Well! I woke up this morning with the intent to discover if indeed I had any fermentation going on. I opened up the fermenter and took a peek and discovered that indeed there was a nice layer of krausen on the top of the beer, so there is fermentation going on, perhaps not as active as I hoped for due to the poor yeast conditions. My question is, can I scoop out some of the beer to test with my hydrometer because due to the slow fermentation I cant tell from the outside if fermentation has slowed enough to rack it off for bottling.
 
I had one brew take 87 hours to begin to ferment... it turned out great, just freaked me a little.
 
Well! I woke up this morning with the intent to discover if indeed I had any fermentation going on. I opened up the fermenter and took a peek and discovered that indeed there was a nice layer of krausen on the top of the beer, so there is fermentation going on, perhaps not as active as I hoped for due to the poor yeast conditions. My question is, can I scoop out some of the beer to test with my hydrometer because due to the slow fermentation I cant tell from the outside if fermentation has slowed enough to rack it off for bottling.

dont touch it yet! Every time you open the fermenter its a risk of contamination ...let it sit and when the krauzen receeds then take a hydro reading. Then take one a few days later and if the numbers match then its done.
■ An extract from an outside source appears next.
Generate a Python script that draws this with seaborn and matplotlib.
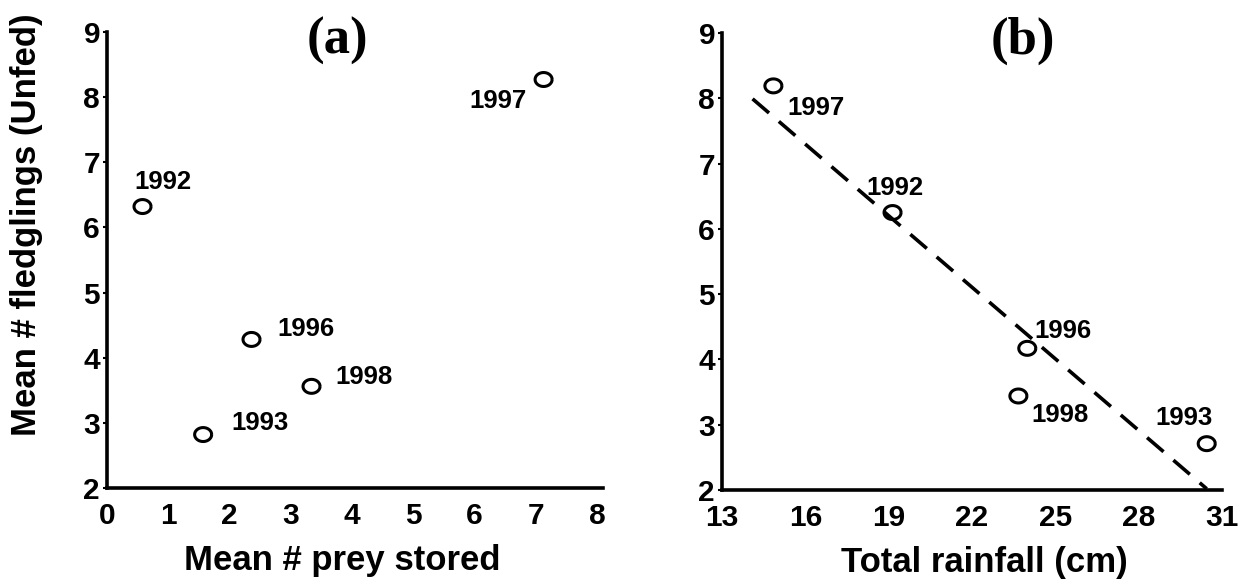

What do you hope to gain by taking one this soon?
 
Oh I'm definitely not going to take a reading now, I meant when I get to the point where I believe there isn't going to be anymore active fermentation, which should be in a few days based on the yeast and the OG. I was just making the statement questioning how most people do their hydro readings, do you drop the hydrometer into the bucket or do you scoop out some of the beer and put it in a graduated cylinder?
 
Scoop it! I usually use a sanitized measuring cup and pour the sample into the hydro flask. Even if the hydrometer is sanitized it'll be hard to actually read what your gravity is if it's just floating in the bucket. And make sure you take enough to taste a sample, and DO NOT put any of your sample back in the bucket!
 
Yeah I figured, on the same logic, that scooping some of the beer into the hydrometer flask would be the best option. I'll be checking it in a couple of days for the end of fermentation, which should be about right, given a lag time in the ferment start of about 24-36 hrs. Boy the excitement is really building!!!!!:mug:
 
I would highly reccomend getting an FV with a tap fitted about 1" or so from the bottom to fill a trial jar and test (and taste) the beer. Far safer than dipping things into the wort. Sure, you may lose 200ml doing this but you get to drink it to test anyway and no need for any sanitization.
 
Yeah I was thinking the same thing, making it easier to rack off for bottling and it also makes it easier, as you said, to sample the beer to control the fermentation process as closely as possible.